══ GIVEN RECORDS ══

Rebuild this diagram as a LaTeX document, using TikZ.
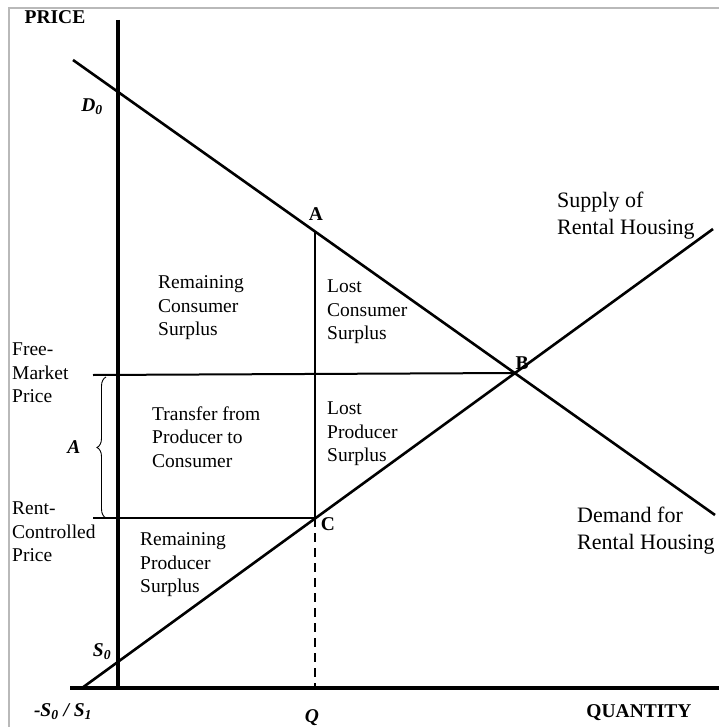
\documentclass[tikz,border=0pt]{standalone}
\usepackage{fontspec}
\setmainfont{Liberation Serif}
\usetikzlibrary{decorations.pathreplacing}
\begin{document}
\begin{tikzpicture}[x=1pt,y=-1pt,
  lbl/.style={inner sep=0pt, align=left, anchor=west, font=\fontsize{19.5}{23.5}\selectfont},
  big/.style={inner sep=0pt, align=left, anchor=west, font=\fontsize{22}{27}\selectfont},
  ax/.style={line width=3.2pt},
  curve/.style={line width=2.6pt},
  guide/.style={line width=2pt},
  pt/.style={inner sep=0pt, font=\fontsize{19.5}{23}\selectfont\bfseries},
  ipt/.style={inner sep=0pt, font=\fontsize{19.5}{23}\selectfont\bfseries\itshape}]
\useasboundingbox (0,0) rectangle (719,727);
% frame
\draw[gray!55, line width=2pt] (9,727) -- (9,8) -- (719,8);
% coordinates
\coordinate (PT) at (118,20);
\coordinate (O) at (118,688);
\coordinate (QL) at (70,688);
\coordinate (QR) at (719,688);
\coordinate (Ds) at (73,60);
\coordinate (De) at (715,515);
\coordinate (Ss) at (82,688);
\coordinate (Se) at (713,229);
\coordinate (A) at (315,231);
\coordinate (B) at (515,373);
\coordinate (C) at (315,518);
\coordinate (Qb) at (315,688);
\coordinate (FL) at (93,375);
\coordinate (RL) at (93,518);
\coordinate (BrT) at (106,377);
\coordinate (BrB) at (106,518);
% axes
\draw[ax] (PT) -- (O);
\draw[ax] (QL) -- (QR);
% demand and supply
\draw[curve] (Ds) -- (De);
\draw[curve] (Ss) -- (Se);
% guides
\draw[guide] (FL) -- (B);
\draw[guide] (RL) -- (C);
\draw[line width=1.8pt] (A) -- (C);
\draw[line width=1.8pt, dash pattern=on 9pt off 6pt] (C) -- (Qb);
% brace
\draw[decorate, decoration={brace, amplitude=9pt}, line width=0.9pt] (BrB) -- (BrT);
% axis labels
\node[pt] (price) at (55,17) {PRICE};
\node[pt] (qty) at (639,713) {QUANTITY};
\node[ipt] (d0) at (92,107) {D\textsubscript{0}};
\node[ipt] (s0) at (102,652) {S\textsubscript{0}};
\node[ipt] (q) at (312,718) {Q};
\node[ipt] (ss) at (63,712) {-S\textsubscript{0} / S\textsubscript{1}};
\node[ipt] (dA) at (74,447) {A};
\node[pt] (lA) at (316,214) {A};
\node[pt] (lB) at (522,363) {B};
\node[pt] (lC) at (328,524) {C};
% area labels
\node[lbl] (rcs) at (158,308) {Remaining\\Consumer\\Surplus};
\node[lbl] (lcs) at (327,312) {Lost\\Consumer\\Surplus};
\node[lbl] (tpc) at (152,437) {Transfer from\\Producer to\\Consumer};
\node[lbl] (lps) at (327,434) {Lost\\Producer\\Surplus};
\node[lbl] (rps) at (140,565) {Remaining\\Producer\\Surplus};
\node[lbl] (fmp) at (12,373) {Free-\\Market\\Price};
\node[lbl] (rcp) at (12,532) {Rent-\\Controlled\\Price};
\node[big] (sup) at (557,216) {Supply of\\Rental Housing};
\node[big] (dem) at (577,531) {Demand for\\Rental Housing};
\end{tikzpicture}
\end{document}
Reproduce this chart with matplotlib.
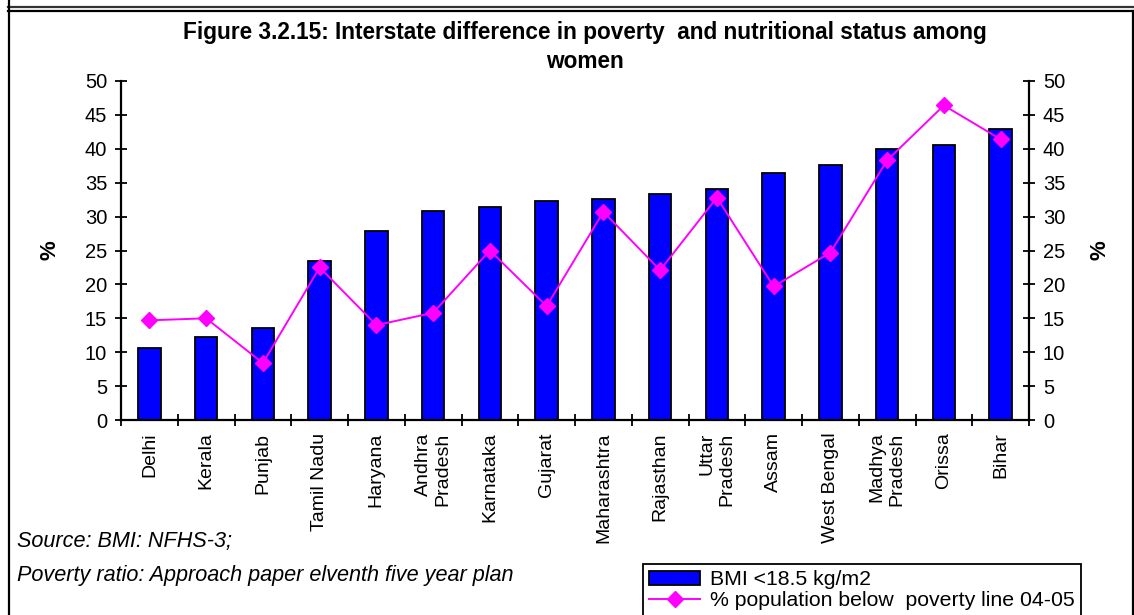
import matplotlib
matplotlib.use("Agg")
import matplotlib.pyplot as plt
from matplotlib.lines import Line2D
import numpy as np

plt.rcParams['font.family'] = ['Liberation Sans', 'DejaVu Sans']

states = ["Delhi", "Kerala", "Punjab", "Tamil Nadu", "Haryana", "Andhra\nPradesh",
          "Karnataka", "Gujarat", "Maharashtra", "Rajasthan", "Uttar\nPradesh",
          "Assam", "West Bengal", "Madhya\nPradesh", "Orissa", "Bihar"]
bmi_low = [10.6, 12.3, 13.5, 23.5, 27.9, 30.8, 31.4, 32.3,
           32.6, 33.4, 34.1, 36.4, 37.6, 40.0, 40.5, 42.9]
poverty = [14.7, 15.0, 8.4, 22.5, 14.0, 15.8, 25.0, 16.8,
           30.7, 22.1, 32.8, 19.7, 24.7, 38.3, 46.4, 41.4]
yticks = list(range(0, 55, 5))

W, H = 1134, 615
fig = plt.figure(figsize=(W / 100, H / 100), dpi=100)

# frame lines around the chart block
def hline(y, lw=1.6, color="black", x0=8, x1=W):
    fig.add_artist(Line2D([x0 / W, x1 / W], [1 - y / H, 1 - y / H], lw=lw, color=color))

def vline(x, y0=0, y1=H, lw=1.6, color="black"):
    fig.add_artist(Line2D([x / W, x / W], [1 - y0 / H, 1 - y1 / H], lw=lw, color=color))

hline(7, lw=1.6, color="#333333")
hline(10.5, lw=1.6)
vline(8.5)
vline(1132.5, y0=10.5)

ax = fig.add_axes([121 / W, 1 - 420 / H, (1029 - 121) / W, (420 - 81) / H])
x = np.arange(len(states))
bars = ax.bar(x, bmi_low, width=0.4, color="#0000FF", edgecolor="black",
              linewidth=1.3, label="BMI <18.5 kg/m2", zorder=2)
line, = ax.plot(x, poverty, color="#FF00FF", lw=1.4, marker="D", markersize=8.5,
                markeredgecolor="#FF00FF", markerfacecolor="#FF00FF",
                label="% population below  poverty line 04-05", zorder=3)

ax.set_xlim(-0.5, len(states) - 0.5)
ax.set_ylim(0, 50)
ax.set_yticks(yticks)
ax.tick_params(axis="y", which="both", left=True, right=True, labelleft=True,
               labelright=True, direction="inout", length=8, width=1.3,
               labelsize=14.5, pad=6)

# category boundaries as major ticks, names at centres
ax.set_xticks(np.arange(-0.5, len(states), 1.0))
ax.set_xticklabels([])
ax.set_xticks(x, minor=True)
ax.set_xticklabels(states, minor=True, rotation=90, fontsize=14,
                   va="top", ha="center", multialignment="right")
ax.tick_params(axis="x", which="major", direction="inout", length=8, width=1.3)
ax.tick_params(axis="x", which="minor", length=0, pad=9)

for s in ["left", "right", "bottom"]:
    ax.spines[s].set_linewidth(1.6)
ax.spines["top"].set_visible(False)

fig.text(50 / W, 1 - 250 / H, "%", rotation=90, fontsize=16, fontweight="bold",
         ha="center", va="center")
fig.text(1100 / W, 1 - 250 / H, "%", rotation=90, fontsize=16, fontweight="bold",
         ha="center", va="center")

fig.text(585 / W, 1 - 33 / H,
         "Figure 3.2.15: Interstate difference in poverty  and nutritional status among",
         fontsize=16.3, fontweight="bold", ha="center", va="center")
fig.text(585 / W, 1 - 61 / H, "women", fontsize=16.3, fontweight="bold",
         ha="center", va="center")

fig.text(17 / W, 1 - 542 / H, "Source: BMI: NFHS-3;", fontsize=15.6,
         style="italic", ha="left", va="center")
fig.text(17 / W, 1 - 575 / H, "Poverty ratio: Approach paper elventh five year plan",
         fontsize=15.6, style="italic", ha="left", va="center")

leg = fig.legend(handles=[bars, line], loc="upper left",
                 bbox_to_anchor=(643 / W, 1 - 564 / H), fontsize=15.3,
                 frameon=True, fancybox=False, framealpha=1, edgecolor="black",
                 handlelength=2.4, handleheight=0.6, handletextpad=0.45,
                 labelspacing=0.1, borderpad=0.3, borderaxespad=0)
leg.get_frame().set_linewidth(1.3)

fig.savefig("out.png", dpi=100)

═══

WHAT THIS TASK INVOLVES – Identify every line above with the string "matplotlib" in it. Copy those lines.

EXERCISE RESPONSE –
Reproduce this chart with matplotlib.
import matplotlib
matplotlib.use("Agg")
import matplotlib.pyplot as plt
from matplotlib.lines import Line2D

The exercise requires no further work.